▶ [Exercise goal]
Extract every line below that contains the word "LaTeX".

>> START Input rows

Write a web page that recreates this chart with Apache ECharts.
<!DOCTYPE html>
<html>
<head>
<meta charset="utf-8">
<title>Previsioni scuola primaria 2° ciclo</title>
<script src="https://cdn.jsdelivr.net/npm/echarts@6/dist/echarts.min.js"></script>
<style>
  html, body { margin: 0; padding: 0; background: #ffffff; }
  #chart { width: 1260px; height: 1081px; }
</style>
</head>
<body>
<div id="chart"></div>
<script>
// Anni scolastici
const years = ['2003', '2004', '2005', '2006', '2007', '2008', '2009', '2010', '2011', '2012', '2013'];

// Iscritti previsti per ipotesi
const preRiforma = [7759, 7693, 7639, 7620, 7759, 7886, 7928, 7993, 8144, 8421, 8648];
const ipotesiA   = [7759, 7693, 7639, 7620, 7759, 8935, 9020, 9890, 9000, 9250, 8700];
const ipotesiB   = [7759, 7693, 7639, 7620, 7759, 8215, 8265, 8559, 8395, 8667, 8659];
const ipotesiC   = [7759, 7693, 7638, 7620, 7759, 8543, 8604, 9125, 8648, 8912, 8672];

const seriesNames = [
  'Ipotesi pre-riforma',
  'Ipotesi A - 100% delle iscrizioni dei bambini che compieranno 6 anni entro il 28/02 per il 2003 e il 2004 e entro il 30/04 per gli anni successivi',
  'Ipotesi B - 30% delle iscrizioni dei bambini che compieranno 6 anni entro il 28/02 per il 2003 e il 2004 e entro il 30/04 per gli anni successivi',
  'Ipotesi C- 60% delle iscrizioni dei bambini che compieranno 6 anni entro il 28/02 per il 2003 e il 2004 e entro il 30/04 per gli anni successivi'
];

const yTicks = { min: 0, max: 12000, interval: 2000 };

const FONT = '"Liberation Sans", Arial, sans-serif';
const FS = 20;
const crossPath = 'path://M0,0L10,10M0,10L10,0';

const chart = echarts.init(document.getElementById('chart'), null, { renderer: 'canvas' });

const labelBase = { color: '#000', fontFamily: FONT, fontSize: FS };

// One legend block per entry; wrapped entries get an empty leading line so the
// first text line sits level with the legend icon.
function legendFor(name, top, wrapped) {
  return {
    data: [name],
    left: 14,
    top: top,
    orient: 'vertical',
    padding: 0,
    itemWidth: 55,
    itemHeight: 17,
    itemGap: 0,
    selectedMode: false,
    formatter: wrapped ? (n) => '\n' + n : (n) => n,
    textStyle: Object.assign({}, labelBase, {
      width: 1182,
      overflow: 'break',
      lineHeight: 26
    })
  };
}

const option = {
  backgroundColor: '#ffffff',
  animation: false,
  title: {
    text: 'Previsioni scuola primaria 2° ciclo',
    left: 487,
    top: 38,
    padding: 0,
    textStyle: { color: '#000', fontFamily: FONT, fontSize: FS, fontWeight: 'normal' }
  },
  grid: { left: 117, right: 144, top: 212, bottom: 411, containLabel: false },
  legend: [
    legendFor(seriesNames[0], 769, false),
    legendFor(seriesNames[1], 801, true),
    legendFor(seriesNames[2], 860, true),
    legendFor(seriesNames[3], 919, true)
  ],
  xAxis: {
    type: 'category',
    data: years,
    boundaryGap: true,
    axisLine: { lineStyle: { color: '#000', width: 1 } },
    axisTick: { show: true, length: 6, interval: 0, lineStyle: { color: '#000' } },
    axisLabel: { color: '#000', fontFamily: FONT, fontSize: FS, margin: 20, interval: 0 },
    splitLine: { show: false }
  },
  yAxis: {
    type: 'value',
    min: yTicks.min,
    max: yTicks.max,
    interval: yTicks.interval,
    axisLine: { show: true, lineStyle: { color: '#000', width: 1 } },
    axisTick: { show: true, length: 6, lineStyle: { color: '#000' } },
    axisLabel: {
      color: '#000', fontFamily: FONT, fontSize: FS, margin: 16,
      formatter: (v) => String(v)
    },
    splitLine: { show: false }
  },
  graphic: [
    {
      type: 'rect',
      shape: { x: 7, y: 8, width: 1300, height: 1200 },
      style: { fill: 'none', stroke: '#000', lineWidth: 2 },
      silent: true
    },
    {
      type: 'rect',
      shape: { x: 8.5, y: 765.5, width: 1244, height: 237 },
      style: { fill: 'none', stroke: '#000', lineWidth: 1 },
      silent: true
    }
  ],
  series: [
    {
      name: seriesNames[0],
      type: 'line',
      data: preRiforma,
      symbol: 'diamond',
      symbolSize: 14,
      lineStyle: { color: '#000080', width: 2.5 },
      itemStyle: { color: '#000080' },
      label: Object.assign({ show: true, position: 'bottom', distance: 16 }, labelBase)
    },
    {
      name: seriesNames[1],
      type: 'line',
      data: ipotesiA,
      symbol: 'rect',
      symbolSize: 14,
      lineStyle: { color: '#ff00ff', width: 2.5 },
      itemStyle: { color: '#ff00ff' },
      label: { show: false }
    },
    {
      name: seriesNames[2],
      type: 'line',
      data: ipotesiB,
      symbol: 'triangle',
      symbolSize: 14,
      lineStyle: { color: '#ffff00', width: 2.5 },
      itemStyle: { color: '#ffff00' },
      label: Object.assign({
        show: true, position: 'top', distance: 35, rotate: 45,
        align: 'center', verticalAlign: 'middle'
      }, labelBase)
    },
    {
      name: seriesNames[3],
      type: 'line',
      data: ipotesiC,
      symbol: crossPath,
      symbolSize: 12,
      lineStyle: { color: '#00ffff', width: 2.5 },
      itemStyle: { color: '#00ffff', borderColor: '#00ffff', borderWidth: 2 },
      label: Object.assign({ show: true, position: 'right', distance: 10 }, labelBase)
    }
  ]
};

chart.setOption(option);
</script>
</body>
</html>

>> END Input rows
>> START Input rows

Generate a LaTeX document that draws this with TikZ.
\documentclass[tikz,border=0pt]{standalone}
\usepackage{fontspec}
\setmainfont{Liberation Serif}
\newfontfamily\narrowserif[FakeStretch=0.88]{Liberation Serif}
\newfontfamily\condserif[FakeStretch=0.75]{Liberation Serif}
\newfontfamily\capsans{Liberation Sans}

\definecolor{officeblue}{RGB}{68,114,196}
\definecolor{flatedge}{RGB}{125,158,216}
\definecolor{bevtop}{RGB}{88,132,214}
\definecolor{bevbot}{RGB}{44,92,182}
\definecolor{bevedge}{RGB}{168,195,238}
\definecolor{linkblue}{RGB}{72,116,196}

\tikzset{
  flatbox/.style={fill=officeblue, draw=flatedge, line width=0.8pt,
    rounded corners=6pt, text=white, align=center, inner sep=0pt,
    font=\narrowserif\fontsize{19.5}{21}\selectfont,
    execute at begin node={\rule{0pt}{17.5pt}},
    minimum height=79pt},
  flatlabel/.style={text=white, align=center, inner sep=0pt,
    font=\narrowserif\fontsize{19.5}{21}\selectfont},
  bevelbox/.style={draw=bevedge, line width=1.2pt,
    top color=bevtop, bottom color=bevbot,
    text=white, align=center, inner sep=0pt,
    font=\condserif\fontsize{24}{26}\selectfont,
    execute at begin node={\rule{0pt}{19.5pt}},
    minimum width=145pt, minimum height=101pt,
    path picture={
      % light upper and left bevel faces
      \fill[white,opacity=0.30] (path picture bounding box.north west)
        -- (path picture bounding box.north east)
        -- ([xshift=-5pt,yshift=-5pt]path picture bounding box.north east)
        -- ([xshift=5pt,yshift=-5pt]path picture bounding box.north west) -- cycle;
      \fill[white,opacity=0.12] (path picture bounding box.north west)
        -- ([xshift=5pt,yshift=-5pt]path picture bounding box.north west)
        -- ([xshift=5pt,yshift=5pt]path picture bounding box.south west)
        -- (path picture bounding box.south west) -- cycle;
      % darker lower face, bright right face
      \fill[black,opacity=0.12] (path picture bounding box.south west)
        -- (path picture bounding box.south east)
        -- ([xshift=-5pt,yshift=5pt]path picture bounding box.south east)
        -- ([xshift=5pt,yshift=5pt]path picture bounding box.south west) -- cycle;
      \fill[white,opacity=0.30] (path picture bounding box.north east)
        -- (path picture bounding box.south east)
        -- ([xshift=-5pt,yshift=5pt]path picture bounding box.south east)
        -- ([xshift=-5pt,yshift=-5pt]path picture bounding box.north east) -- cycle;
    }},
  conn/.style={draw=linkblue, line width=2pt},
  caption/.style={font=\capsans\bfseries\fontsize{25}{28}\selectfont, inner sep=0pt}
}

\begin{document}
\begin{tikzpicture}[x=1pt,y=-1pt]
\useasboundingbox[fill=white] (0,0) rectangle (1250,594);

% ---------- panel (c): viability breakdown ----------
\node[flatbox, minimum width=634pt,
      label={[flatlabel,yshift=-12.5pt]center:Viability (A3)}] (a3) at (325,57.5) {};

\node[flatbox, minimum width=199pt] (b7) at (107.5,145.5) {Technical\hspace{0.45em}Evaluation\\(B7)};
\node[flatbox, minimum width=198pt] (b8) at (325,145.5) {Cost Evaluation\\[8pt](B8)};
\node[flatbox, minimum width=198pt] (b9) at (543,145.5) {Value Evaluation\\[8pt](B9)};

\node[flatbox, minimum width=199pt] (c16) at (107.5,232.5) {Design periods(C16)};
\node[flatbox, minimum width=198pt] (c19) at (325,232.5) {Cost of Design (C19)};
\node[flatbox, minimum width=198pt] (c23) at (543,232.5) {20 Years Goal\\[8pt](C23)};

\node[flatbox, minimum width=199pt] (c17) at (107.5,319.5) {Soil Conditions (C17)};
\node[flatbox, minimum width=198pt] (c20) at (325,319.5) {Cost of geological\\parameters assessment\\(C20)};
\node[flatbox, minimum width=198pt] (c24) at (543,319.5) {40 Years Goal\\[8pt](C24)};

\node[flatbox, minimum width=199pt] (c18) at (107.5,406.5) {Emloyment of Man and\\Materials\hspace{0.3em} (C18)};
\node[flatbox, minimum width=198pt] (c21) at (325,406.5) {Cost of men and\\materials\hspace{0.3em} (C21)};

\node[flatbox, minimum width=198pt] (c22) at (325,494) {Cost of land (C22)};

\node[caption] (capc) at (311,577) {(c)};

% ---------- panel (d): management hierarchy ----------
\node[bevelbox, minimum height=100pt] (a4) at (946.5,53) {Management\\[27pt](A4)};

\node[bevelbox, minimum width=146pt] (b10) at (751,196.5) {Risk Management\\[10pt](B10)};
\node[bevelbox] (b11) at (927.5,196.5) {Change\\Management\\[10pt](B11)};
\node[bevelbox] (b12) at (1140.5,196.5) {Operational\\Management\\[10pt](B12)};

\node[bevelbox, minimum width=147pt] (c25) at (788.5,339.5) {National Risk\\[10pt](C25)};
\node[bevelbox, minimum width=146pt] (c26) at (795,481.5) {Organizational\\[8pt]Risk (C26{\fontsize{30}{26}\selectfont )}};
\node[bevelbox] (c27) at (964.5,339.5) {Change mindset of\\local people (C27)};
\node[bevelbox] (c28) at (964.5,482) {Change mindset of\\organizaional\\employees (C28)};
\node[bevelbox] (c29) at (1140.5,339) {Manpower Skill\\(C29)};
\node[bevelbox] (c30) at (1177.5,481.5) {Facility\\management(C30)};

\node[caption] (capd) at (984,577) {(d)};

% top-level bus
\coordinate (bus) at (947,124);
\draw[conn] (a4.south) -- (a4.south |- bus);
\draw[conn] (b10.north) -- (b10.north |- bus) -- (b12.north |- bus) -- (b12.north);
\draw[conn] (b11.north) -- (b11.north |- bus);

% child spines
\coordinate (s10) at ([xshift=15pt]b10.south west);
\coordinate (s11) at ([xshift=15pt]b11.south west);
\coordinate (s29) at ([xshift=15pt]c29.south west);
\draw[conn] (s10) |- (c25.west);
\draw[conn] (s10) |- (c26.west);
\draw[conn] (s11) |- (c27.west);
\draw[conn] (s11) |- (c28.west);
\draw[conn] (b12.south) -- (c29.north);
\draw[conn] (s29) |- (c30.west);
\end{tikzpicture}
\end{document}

>> END Input rows
>> START Input rows

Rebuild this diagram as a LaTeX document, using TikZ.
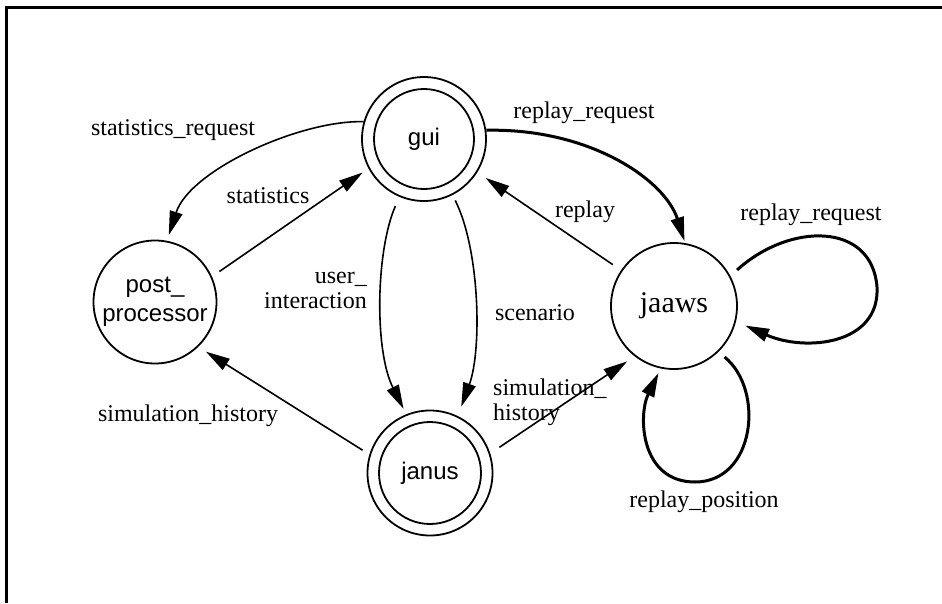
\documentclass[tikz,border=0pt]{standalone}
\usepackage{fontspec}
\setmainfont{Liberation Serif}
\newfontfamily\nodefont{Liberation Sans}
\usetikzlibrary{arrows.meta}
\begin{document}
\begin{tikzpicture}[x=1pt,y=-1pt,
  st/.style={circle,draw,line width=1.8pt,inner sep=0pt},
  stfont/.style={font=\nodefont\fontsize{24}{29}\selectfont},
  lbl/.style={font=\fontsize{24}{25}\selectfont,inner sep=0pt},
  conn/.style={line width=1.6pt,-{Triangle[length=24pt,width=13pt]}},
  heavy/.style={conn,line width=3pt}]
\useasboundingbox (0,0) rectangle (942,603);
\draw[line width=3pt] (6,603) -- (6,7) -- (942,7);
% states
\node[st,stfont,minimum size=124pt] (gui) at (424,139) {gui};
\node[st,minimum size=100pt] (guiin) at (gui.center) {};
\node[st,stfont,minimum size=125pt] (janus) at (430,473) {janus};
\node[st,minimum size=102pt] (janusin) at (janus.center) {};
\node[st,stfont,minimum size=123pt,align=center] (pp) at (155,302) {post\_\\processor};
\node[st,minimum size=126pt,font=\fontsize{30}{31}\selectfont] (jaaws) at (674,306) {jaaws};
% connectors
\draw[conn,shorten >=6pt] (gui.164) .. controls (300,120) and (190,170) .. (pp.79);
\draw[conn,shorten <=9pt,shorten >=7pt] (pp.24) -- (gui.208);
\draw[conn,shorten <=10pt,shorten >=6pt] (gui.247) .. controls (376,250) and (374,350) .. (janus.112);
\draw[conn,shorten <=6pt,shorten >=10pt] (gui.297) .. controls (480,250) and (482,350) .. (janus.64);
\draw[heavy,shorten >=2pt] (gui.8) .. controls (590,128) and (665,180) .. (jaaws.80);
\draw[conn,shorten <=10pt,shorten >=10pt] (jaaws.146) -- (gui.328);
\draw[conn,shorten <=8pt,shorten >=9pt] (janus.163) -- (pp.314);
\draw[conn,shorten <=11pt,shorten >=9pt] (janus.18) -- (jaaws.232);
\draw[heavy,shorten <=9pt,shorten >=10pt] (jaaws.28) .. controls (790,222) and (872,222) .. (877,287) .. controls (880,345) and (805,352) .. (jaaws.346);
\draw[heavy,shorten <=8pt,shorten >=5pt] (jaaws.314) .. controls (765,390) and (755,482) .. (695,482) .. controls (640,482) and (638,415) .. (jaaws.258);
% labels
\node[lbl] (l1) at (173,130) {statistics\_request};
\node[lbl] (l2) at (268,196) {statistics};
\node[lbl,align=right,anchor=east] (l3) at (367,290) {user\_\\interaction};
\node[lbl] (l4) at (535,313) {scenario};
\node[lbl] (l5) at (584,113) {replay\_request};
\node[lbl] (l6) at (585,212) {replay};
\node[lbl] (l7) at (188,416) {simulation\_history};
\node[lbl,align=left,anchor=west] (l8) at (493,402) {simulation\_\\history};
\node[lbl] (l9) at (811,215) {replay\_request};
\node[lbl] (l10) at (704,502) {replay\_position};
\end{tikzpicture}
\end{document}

>> END Input rows

▶ [The solution]
Generate a LaTeX document that draws this with TikZ.
Rebuild this diagram as a LaTeX document, using TikZ.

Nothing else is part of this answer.